Reproduce word for word the lines from the beginning of the entries to the line with "plt.rcParams['font.family'] = ['Open", both included, but none of the pictures.

(Source code of charts)
----

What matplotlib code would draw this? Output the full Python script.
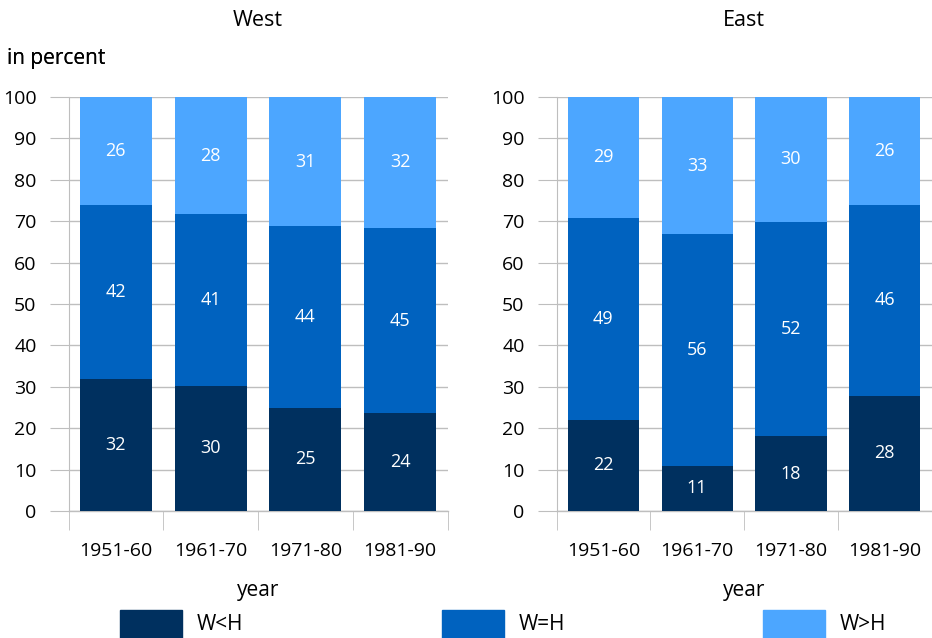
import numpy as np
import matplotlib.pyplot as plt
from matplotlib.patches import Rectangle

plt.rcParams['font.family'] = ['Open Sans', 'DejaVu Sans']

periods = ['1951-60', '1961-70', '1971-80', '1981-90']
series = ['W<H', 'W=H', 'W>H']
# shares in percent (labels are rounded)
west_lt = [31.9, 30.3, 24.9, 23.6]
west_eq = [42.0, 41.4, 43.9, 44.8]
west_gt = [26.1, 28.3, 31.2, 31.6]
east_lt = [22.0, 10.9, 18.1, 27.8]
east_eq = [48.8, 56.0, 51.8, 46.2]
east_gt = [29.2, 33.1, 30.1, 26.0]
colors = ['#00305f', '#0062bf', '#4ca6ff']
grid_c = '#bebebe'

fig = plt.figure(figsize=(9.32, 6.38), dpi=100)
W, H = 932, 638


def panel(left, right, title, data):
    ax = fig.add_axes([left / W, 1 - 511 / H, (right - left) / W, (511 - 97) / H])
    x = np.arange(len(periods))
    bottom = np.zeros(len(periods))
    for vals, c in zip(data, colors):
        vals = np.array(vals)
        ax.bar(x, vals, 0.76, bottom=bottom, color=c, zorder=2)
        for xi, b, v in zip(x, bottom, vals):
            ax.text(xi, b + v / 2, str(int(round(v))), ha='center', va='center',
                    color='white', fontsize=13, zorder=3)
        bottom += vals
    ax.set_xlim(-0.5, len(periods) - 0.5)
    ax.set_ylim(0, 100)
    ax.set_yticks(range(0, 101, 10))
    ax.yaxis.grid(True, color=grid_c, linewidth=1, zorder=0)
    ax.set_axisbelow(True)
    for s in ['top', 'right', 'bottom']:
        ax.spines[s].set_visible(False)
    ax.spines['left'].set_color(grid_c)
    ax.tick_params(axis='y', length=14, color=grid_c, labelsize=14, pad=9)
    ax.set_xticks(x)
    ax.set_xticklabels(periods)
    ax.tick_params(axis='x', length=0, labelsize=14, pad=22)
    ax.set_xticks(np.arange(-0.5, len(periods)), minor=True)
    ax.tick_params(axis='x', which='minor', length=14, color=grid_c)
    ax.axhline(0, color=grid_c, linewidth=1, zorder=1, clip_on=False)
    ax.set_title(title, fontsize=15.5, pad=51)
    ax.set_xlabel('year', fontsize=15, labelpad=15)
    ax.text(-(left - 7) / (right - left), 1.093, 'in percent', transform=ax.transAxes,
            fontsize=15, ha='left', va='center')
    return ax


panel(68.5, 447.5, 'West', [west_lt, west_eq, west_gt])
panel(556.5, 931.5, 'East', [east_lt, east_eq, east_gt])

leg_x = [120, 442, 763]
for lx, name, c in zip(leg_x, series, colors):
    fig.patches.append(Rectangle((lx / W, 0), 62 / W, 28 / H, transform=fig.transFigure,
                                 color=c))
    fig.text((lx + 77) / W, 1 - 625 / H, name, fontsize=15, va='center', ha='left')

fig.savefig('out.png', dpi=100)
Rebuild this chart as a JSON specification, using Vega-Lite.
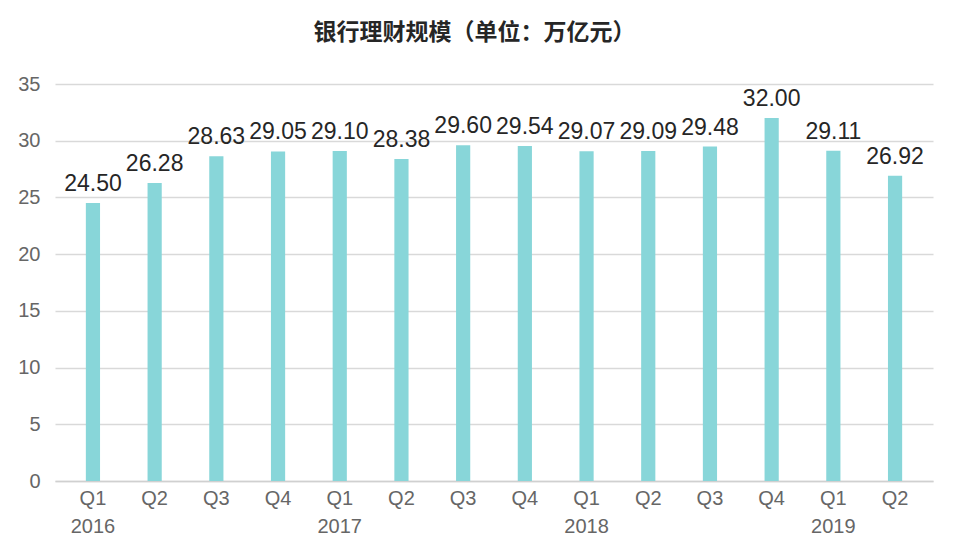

----

_REPLY TO THE TASK:_
What matplotlib code would draw this? Output the full Python script.
import numpy as np
import matplotlib.pyplot as plt
from matplotlib.patches import Rectangle

plt.rcParams['font.family'] = ['Open Sans', 'DejaVu Sans']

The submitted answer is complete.